House Passes Bill To Make It Easier To Carry Handgun Across State Lines

The bill would require states that currently don't recognize Indiana's concealed carry permit, like Illinois, to recognize it.

WASHINGTON, D.C. -- Indiana is one of 32 states where you can can visit the state and carry a handgun if you have a concealed carry license from your home state. However, 18 other states in the union and the District of Columbia are not as welcoming.

A bill being voted on today in the U.S. House of Representatives looks to change that. It's called the Concealed Carry Reciprocity Bill.

"The bill says, if a state offers a concealed carry licence or permit to its own residents, then they would have to recognize the license or permit issued by any other state for visitors to there state," says Guy Relford, a gun rights attorney on Indiana Outdoors.

Second amendment advocates, like Relford, argue that gun owners should not lose their right to bear arms as they travel across state lines. 

Relford says there are 32 states in the union that recognize, or give "reciprocity" to, the Indiana license to carry a handgun. What the bill would do is require the other 18 states that don't to do the same. 

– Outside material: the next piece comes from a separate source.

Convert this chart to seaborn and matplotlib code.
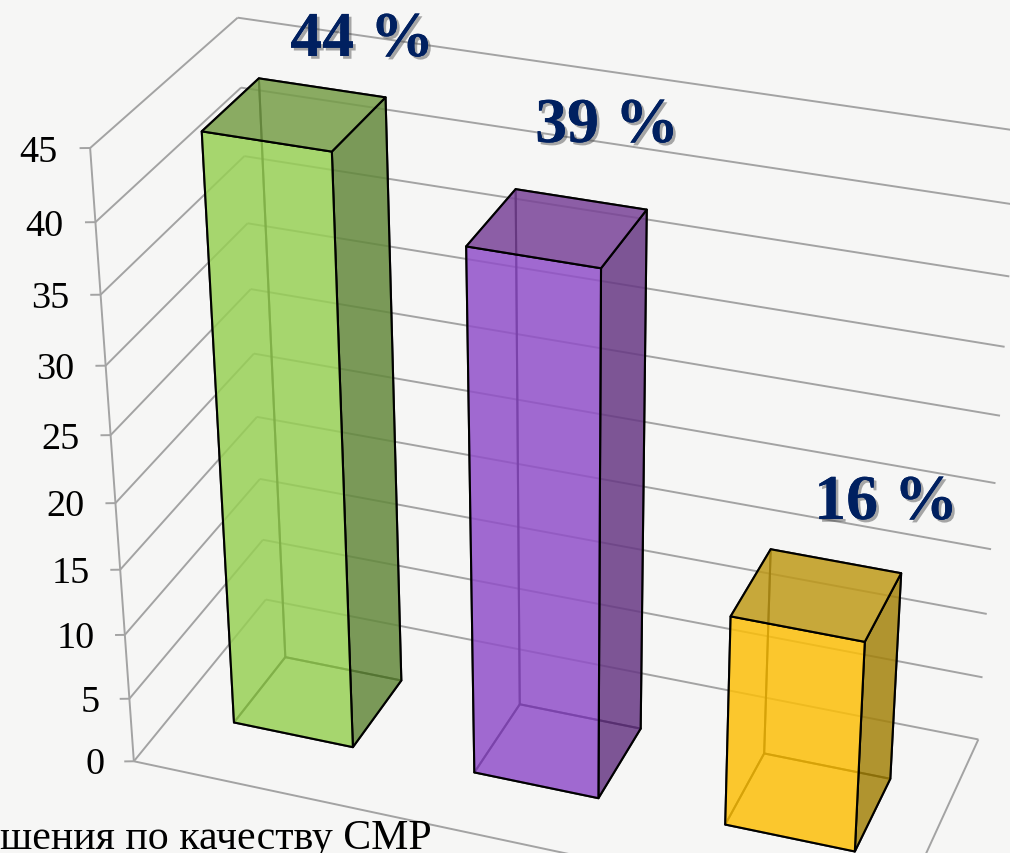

According to Reflord, a perfect example of this is Illinois. 

"Illinois gives some protections for having a handgun in the car," Relford said. "But if you're going to Terre Haute and miss your exit and cross into Illinois, and maybe you stop to get gas, you are a felon because Illinois does not recognize the Indiana license to carry a handgun."

Even though the law would require the state you're visiting to recognize your Indiana handgun license, it would also mean that you have to abide by the state's gun laws. The bill would also update background check practices for purchasing a handgun, a measure which has drawn bipartisan support.

The House passed the bill Wednesday to send it to the Senate where Relford says it will be a tougher challenge, since 60 votes will be needed for its passage. This means the bill will need at least eight Democrats to break ranks, considering all 52 Republicans vote "yes."